Our last day, and another early start. The plan was to visit a few sights about 50 km from Gwalior. Our pre-arranged driver was on time, and we set out for Bateshwar.

A quick logistics note: I used savaari.com to arrange cars for airport pickups and local drives. The cars were neat, the drivers were reliable, and everyone showed up on time. If anyone is looking for a car service in India, I’d definitely recommend them.

Bateshwar group of Temples

Bateshwar group of temples is one of those places that feels like it should come with ticket counters, barricades, and a souvenir shop the size of an airport terminal, and instead it mostly offers rocks, sandstone, and a slightly eerie silence. It’s a cluster of around 200 small temples spread over roughly 25 acres on sloping ground near Padavali, generally dated to the 8th to 10th centuries and associated with early Gurjara-Pratihara style temple building. What makes Bateshwar especially remarkable is that much of what you see today is the result of a major restoration effort. The site had fallen into ruin, and the Archaeological Survey of India began a large reconstruction project around 2005, reassembling dozens of shrines from scattered stone.

There’s also a local legend attached to its revival: that only one temple was still standing, and that a dacoit gang led by Nirbhay Singh Gujjar used to offer prayers there. Later, when the site came to wider attention, the story goes that Gujjar and his men helped support the restoration effort.

We reached well before opening time. There was no one around, the gates were closed but unlocked, and there was no entry fee. So we went in and started exploring in complete solitude, with only birds and peacocks for company. The first few minutes feel almost unreal because your brain expects crowds at anything this old and impressive. Instead you get wind, birdsong, and long lines of small shrines stepping down the slope like a stone village.

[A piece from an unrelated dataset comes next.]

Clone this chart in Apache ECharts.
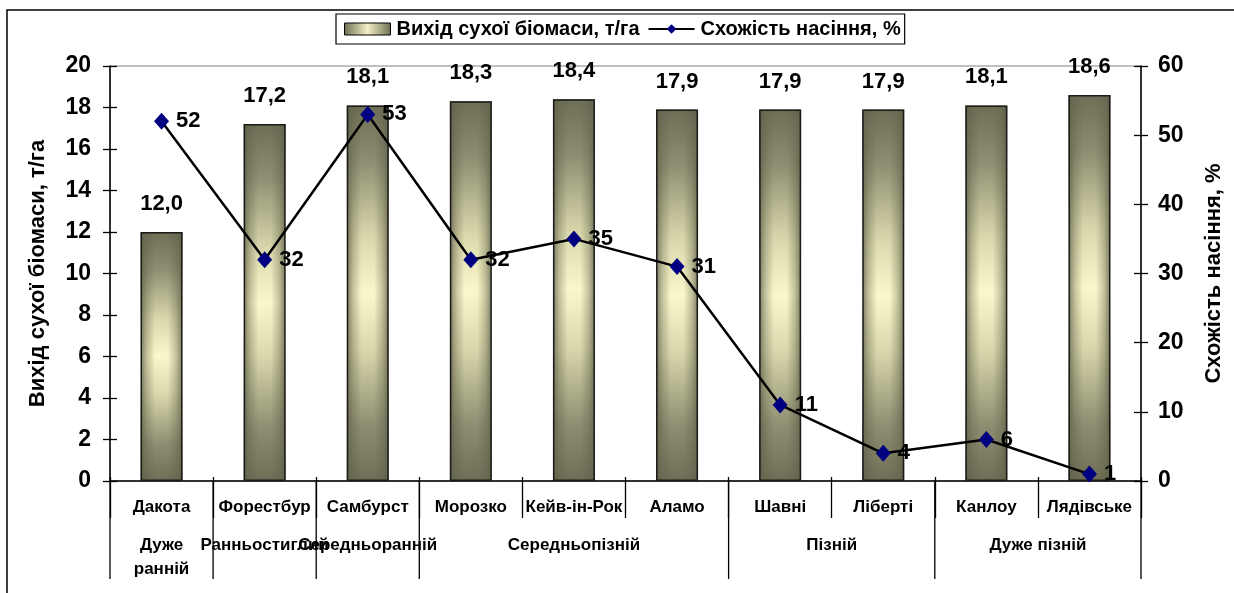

The setting is part of what makes Bateshwar special. The temples are scattered across uneven ground rather than arranged in one neat axis, so the experience becomes a slow wander from cluster to cluster. Some shrines are intact enough to feel complete, others look like they’re still mid-sentence, with broken door frames, missing shikharas, and carvings that have softened with time. You keep noticing repeating forms, the same basic temple vocabulary, but with small variations, like different artisans riffing on a shared template. It’s not one masterpiece, it’s a whole ecosystem of them.